Radio personality heads for war zone
LANCASTER COUNTY, PA – Women called crying, e-mails flooded in and strangers showed up at the station just wanting to shake his hand.
The reaction was overwhelming and caught Chris Charles completely off guard.
Charles, the afternoon drive on-air personality at WARM-FM 103.3, quit his dream job late last month to work with United States soldiers in Iraq.
“This is the biggest challenge of my life,” Charles said, “but I look forward to it like nothing else.”
Charles, a 1996 Penn Manor High School graduate, signed a one-year agreement with a prominent government contractor to serve as morale, welfare and recreation coordinator for the armed forces in southern Iraq, about 20 miles from the Kuwaiti border.

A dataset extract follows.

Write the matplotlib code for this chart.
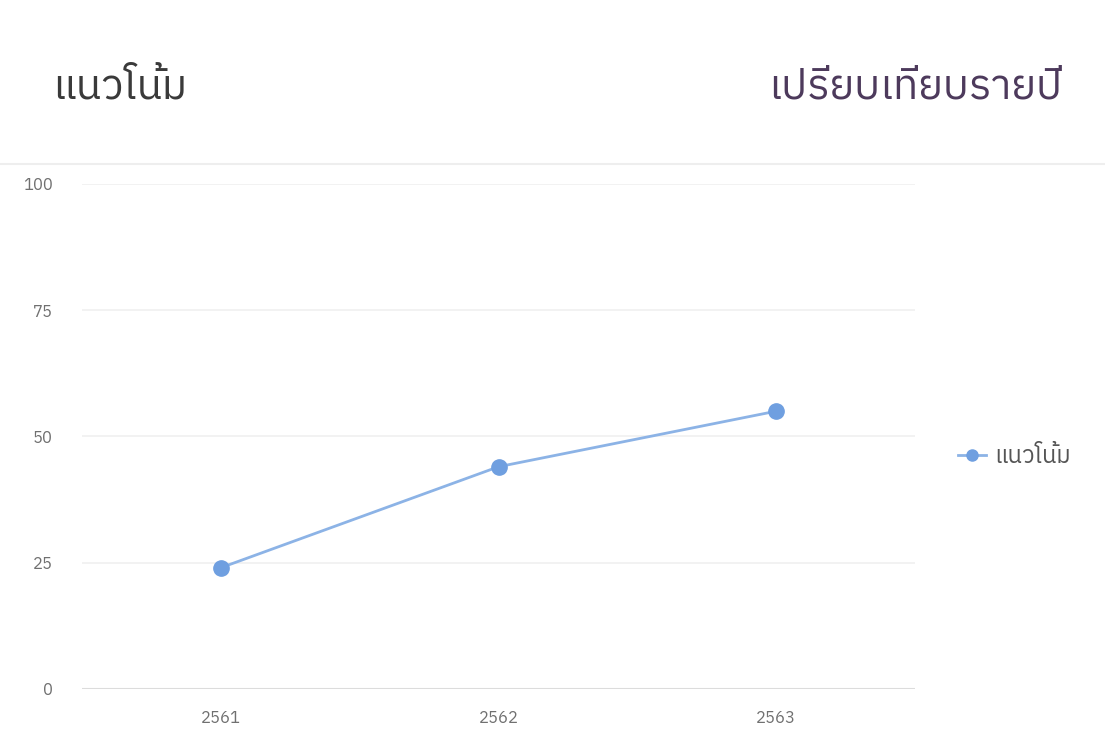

His job will be similar to that of an activities director on a cruise ship, except there’s no ship, just desert. Charles will organize volleyball and basketball tournaments and other physical-fitness activities to bring fun to the off-duty hours of military personnel.
He’ll be the director of fun.
“I just want to put a smile on their faces,” said Charles, 29, who is single and an amateur bodybuilder.
Feeling an urge to help, he applied for the job six months ago. He received a call three weeks ago asking if he could deploy to Houston for training. He flew to Texas Dec. 2 for two weeks of training and believes he will be in Iraq before Christmas.
It is a bold move for someone with a great job in radio in a preferred market and time slot — to say nothing of the safety concerns — but it felt right to give it up, if only for a short while.
“Ever since the war [in Iraq] started, I’ve read how morale with our troops was eroding,” he said. “I’m working for our men and women. I’m serving them. They’re our heroes.”
Charles said family, friends and the radio station have been supportive, knowing how much it means to him. Since he was 6 years old, working in radio was his dream. On his family’s chicken farm near Millersville, he used to walk around with a microphone. He built a studio, with mixer boards, in his bedroom when he was 10.
After starting on the lonely overnight shifts, Charles was offered afternoon drive at WARM two years ago.
Radio is still his first love, and when he returns to the United States after his contract expires, he plans to get back into the business, but he believes it is important to put his career on hold.
“I achieved my dream: afternoon drive,” Charles said. “Radio will always be here; this opportunity won’t. Sometimes you’ve got to go for it.”